Banks have set aside less for bad loans. Image source: Getty Images.

Smaller rainy day funds

Declining loss reserves have been a quiet driver of bank earnings for years now. Reserves are two-thirds lower than at their peak in 2010, when banks were paying for their underwriting sins prior to the financial crisis. 

Of course, not all banks are operating on thinner cushions. Credit card issuers have been building up their reserves recently. Synchrony Financial's (NYSE: SYF) allowance for loan losses increased from roughly 5.7% of loans to 6.8% of loans at the end of 2017. Likewise, American Express (NYSE: AXP), which is increasingly issuing cards to people who carry balances, now has reserves equal to 2.3% of its loans, up from 1.9% at the end of 2016.

Loan loss reserves over time

Data source: Federal Reserve. Chart by author.

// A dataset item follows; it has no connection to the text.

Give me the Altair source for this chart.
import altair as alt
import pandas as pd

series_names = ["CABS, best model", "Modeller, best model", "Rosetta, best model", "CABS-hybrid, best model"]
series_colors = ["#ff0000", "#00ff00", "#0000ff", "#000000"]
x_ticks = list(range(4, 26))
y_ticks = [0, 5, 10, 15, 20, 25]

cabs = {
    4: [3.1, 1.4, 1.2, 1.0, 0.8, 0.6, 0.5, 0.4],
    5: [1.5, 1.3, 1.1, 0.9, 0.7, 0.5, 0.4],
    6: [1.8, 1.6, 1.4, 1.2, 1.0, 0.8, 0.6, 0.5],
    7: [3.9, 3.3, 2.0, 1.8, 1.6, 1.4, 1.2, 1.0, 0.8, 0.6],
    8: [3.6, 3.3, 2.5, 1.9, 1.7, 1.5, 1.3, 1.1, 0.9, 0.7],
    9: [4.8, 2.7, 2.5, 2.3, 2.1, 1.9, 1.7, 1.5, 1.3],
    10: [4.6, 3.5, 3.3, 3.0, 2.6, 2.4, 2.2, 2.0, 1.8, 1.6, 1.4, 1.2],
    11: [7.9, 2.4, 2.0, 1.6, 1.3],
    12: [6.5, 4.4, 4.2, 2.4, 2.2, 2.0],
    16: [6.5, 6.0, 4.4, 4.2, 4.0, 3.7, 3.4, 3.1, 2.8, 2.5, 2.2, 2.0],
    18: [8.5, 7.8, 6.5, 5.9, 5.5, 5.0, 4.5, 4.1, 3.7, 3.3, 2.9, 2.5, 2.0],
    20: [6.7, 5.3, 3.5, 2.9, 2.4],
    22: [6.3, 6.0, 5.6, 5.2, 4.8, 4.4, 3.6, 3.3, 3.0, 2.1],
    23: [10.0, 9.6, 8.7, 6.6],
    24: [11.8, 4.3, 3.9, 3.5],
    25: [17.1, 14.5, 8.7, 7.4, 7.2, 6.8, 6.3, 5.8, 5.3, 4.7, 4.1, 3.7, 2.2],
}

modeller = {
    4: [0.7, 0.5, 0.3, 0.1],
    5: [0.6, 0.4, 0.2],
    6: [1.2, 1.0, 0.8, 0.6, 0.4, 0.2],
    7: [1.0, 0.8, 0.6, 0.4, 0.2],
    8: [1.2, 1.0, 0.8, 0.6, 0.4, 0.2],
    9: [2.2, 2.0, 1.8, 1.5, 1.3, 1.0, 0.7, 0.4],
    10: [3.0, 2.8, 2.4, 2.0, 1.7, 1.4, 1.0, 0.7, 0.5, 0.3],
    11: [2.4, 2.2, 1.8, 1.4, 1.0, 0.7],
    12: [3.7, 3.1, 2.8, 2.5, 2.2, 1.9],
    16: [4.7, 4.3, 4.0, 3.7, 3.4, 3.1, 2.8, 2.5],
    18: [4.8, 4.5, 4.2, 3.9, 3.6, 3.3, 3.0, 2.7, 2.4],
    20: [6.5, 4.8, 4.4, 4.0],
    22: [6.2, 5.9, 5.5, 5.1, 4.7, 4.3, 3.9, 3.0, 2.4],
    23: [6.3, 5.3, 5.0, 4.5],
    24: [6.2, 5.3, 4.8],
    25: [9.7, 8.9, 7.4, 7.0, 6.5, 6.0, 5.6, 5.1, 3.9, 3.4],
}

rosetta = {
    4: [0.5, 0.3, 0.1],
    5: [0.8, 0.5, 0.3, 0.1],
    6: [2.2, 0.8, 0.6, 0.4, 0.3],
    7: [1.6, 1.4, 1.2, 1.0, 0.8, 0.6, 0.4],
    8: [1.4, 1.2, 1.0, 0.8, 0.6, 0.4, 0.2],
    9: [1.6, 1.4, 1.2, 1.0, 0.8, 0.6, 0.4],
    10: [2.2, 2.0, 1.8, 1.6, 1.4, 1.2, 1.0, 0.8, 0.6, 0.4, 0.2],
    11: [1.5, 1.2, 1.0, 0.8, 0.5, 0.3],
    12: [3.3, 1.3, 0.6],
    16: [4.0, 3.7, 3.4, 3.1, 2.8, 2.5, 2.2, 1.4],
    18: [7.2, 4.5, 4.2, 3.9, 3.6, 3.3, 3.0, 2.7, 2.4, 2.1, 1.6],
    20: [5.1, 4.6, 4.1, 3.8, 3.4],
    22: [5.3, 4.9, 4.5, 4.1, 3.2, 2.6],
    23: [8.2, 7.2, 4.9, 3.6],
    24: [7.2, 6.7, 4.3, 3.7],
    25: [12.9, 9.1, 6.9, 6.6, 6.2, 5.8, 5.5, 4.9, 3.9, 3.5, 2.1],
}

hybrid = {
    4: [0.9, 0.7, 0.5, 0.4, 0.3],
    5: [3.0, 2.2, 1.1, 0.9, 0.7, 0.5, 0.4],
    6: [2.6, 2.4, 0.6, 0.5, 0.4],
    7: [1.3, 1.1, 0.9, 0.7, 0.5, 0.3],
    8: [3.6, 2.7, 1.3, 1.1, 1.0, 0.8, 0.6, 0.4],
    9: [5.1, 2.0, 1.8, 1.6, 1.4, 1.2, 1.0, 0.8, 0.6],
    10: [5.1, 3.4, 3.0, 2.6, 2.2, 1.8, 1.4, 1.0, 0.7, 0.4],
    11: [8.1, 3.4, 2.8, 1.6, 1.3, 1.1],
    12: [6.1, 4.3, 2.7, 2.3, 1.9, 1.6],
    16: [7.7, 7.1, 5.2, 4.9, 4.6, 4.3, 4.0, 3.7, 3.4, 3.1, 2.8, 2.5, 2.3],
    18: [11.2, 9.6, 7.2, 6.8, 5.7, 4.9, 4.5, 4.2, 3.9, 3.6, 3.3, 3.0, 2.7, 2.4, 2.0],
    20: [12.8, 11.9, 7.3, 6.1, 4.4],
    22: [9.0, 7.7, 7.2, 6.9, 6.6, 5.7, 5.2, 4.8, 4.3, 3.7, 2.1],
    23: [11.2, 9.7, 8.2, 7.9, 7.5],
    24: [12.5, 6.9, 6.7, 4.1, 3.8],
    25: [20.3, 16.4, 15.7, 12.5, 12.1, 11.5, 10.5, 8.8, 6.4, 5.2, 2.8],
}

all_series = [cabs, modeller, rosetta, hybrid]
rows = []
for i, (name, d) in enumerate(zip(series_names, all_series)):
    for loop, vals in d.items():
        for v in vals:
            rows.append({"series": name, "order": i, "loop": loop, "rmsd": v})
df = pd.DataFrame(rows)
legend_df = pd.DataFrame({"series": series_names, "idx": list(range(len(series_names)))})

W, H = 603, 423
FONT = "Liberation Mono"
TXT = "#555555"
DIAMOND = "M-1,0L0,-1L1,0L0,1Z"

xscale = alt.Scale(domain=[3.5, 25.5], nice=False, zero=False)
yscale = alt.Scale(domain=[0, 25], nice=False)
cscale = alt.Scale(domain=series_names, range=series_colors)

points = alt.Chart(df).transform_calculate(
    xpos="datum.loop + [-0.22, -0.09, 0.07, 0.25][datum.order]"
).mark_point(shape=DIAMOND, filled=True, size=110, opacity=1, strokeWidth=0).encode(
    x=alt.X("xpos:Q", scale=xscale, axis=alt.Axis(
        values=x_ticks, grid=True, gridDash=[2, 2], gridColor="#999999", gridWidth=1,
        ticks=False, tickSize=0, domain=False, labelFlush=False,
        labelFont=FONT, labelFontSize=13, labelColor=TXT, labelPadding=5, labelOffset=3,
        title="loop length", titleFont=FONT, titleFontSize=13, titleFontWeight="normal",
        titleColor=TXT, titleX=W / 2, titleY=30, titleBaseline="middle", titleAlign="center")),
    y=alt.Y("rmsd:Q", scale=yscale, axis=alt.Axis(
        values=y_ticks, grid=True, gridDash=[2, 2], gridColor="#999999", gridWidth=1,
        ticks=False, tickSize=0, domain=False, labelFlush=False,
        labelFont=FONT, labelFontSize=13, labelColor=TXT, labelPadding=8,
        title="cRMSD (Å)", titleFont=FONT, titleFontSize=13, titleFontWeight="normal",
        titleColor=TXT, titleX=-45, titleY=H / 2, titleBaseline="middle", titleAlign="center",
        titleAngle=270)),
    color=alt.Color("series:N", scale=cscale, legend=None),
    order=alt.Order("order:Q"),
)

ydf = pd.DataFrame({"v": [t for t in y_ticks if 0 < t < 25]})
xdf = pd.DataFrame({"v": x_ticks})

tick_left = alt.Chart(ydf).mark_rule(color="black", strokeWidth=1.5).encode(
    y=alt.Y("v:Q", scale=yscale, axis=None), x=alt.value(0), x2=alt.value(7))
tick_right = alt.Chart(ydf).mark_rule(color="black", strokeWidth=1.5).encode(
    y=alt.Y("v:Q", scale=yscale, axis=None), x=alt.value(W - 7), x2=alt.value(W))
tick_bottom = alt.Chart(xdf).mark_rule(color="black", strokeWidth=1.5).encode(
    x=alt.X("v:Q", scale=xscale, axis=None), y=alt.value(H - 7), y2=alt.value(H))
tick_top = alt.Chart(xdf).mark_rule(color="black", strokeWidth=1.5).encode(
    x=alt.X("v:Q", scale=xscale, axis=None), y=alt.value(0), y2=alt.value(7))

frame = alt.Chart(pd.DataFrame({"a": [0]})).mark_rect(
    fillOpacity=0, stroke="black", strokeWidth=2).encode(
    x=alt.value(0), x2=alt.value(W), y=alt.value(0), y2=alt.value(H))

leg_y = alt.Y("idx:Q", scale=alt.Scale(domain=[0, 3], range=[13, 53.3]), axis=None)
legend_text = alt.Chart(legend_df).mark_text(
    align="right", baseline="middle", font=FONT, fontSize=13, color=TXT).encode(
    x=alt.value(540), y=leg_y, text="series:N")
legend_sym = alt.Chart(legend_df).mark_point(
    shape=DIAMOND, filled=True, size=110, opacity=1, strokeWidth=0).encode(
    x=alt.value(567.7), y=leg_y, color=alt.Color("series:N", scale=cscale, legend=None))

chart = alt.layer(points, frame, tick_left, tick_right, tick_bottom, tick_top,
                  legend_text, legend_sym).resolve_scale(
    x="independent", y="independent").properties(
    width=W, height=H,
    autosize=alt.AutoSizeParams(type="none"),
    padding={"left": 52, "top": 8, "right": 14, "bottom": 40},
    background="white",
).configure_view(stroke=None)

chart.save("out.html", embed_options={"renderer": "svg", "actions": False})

Credit card issuers can be canaries in a coal mine, since one would naturally expect losses in credit cards to tick up before losses rise in safer types of loans, like mortgages or car loans. It's notable to me that the megabanks -- which are more traditional lenders than card issuers -- haven't increased their reserves in any meaningful way in the past year.

Bank

Allowances in Q4 2017

Allowances in Q4 2016

Wells Fargo (WFC 0.03%)

1.15%

1.18%

JPMorgan (JPM 1.15%)

1.47%

1.55%

Bank of America (BAC 0.18%)

1.12%

1.26%

Citigroup (C -0.11%)

1.87%

1.94%

Data source: Wells Fargo, JPMorgan, Bank of America, Citigroup presentations and earnings releases. Allowances are shown as a percentage of total loans.

Higher-quality loan portfolios?

The consensus among bank investors is that bank balance sheets are less risky today than in the past. In a recent interview with Bloomberg, Steve Eisman, who is featured in the book The Big Short, said that banks in the United States had largely cleaned up their loan portfolios, implying that banks have a better grip on their risks today than perhaps 10 years ago. (In the movie The Big Short, Eisman is played by Steve Carell.)

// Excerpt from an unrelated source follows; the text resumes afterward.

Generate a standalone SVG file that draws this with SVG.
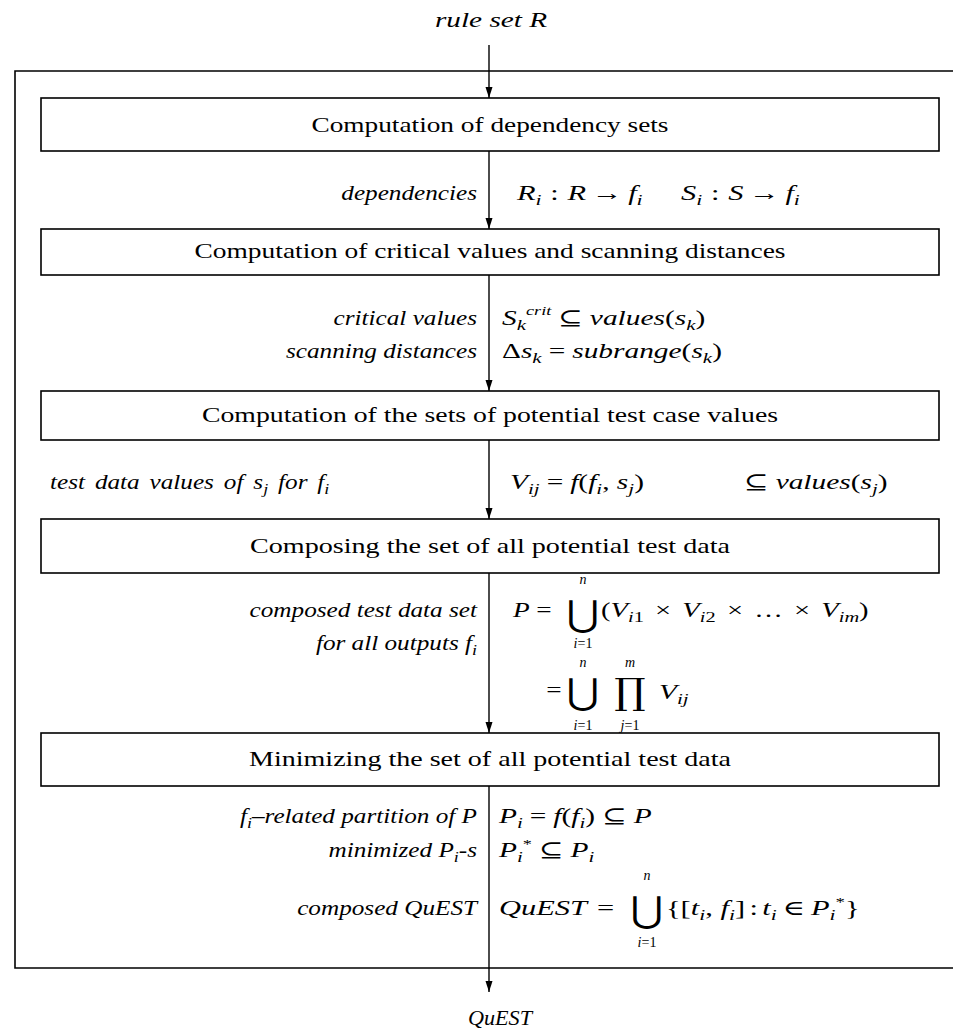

Eisman told Bloomberg that the banks "were forced to clean their balance sheets rapidly and bring leverage down rapidly." He also said that he hasn't "been this positive on banks since the 1990s."

To be sure, there is plenty of reason to be bullish on the banks. Interest rates are low, but they're rising, and problem loans are few and far between. Banks recently charged off only 0.52% of their loans on an annualized basis, roughly half the average since 1985. But for how long can this credit cycle -- now nine years old -- continue favoring the banking industry?

Guessing game

It's important to remember that when Bank of America says it earned $5.6 billion in the third quarter of 2017, that figure is the result of guesswork. It could have easily reported earnings of $4 billion or $6 billion, depending entirely on its estimates of just how much it would lose to lending errors.

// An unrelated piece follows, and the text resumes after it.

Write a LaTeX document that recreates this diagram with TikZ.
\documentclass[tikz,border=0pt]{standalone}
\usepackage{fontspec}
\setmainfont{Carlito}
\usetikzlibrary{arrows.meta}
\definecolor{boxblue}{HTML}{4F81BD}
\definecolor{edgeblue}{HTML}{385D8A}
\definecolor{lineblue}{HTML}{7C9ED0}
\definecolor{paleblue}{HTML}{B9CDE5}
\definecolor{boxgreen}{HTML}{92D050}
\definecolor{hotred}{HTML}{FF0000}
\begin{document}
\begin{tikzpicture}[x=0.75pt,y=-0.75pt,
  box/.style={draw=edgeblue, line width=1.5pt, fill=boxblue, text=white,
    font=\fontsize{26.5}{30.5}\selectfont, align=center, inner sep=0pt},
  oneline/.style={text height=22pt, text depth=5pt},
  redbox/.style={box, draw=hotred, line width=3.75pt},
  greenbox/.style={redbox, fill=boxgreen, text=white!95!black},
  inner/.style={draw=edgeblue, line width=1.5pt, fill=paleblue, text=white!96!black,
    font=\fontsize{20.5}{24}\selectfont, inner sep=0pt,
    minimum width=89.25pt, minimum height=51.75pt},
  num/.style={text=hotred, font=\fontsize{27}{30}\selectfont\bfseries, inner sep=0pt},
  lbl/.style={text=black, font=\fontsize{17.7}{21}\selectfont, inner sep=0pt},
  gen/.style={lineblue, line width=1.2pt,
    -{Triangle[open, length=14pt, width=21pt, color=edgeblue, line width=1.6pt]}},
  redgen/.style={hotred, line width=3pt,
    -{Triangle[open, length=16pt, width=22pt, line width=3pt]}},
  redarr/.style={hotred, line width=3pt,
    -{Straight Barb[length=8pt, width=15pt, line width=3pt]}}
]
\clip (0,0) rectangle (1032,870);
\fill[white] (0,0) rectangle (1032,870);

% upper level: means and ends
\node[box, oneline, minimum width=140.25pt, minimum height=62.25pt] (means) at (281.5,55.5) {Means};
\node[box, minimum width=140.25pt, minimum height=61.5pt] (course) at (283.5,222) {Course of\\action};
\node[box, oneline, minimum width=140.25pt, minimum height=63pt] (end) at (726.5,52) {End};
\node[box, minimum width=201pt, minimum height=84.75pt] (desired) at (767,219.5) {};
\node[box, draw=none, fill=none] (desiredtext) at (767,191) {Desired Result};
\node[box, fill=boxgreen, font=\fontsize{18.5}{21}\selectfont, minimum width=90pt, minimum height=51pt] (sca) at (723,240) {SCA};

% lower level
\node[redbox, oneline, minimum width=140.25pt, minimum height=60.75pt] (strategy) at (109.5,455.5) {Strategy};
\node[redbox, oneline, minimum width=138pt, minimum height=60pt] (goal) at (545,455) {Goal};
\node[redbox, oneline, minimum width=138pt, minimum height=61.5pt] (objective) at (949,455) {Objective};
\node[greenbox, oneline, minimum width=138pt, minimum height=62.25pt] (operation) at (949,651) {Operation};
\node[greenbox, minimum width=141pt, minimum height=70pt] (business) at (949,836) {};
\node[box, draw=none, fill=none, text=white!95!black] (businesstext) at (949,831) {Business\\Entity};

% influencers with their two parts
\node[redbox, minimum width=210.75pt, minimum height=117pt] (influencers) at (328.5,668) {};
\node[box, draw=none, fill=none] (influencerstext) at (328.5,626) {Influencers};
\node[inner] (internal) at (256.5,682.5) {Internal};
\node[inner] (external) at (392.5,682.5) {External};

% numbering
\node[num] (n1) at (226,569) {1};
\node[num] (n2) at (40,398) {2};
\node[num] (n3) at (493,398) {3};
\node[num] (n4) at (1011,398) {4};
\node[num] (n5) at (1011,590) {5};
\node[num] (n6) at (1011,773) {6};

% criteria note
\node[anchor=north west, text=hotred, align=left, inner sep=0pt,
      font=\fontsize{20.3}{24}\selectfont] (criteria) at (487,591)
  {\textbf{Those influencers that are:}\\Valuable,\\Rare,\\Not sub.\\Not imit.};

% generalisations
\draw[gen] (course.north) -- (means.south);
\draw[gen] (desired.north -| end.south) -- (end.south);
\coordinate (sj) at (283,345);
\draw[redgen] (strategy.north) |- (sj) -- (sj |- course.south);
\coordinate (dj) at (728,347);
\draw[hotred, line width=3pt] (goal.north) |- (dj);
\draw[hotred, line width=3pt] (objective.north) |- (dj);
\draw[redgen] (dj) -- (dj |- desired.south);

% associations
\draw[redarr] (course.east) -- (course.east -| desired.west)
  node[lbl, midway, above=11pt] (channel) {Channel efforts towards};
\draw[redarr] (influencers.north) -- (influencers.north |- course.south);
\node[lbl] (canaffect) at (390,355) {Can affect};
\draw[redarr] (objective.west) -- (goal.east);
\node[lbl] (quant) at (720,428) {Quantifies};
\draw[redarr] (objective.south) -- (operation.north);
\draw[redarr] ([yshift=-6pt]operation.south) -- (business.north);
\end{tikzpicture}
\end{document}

Banking is one of the few businesses where companies don't know the true cost of their revenue until years later. Walmart knows how much it earns, with certainty, when it sells a package of socks to a customer. Banks don't have that luxury.

In banking, it's important not to fall for the immediately quantifiable and ignore things that aren't so easily quantified. Yes, banks will earn more as interest rates rise, assuming that loan losses remain near historical lows. Bank stock valuations seem to reflect that low loan losses are here to stay. I'm not so confident.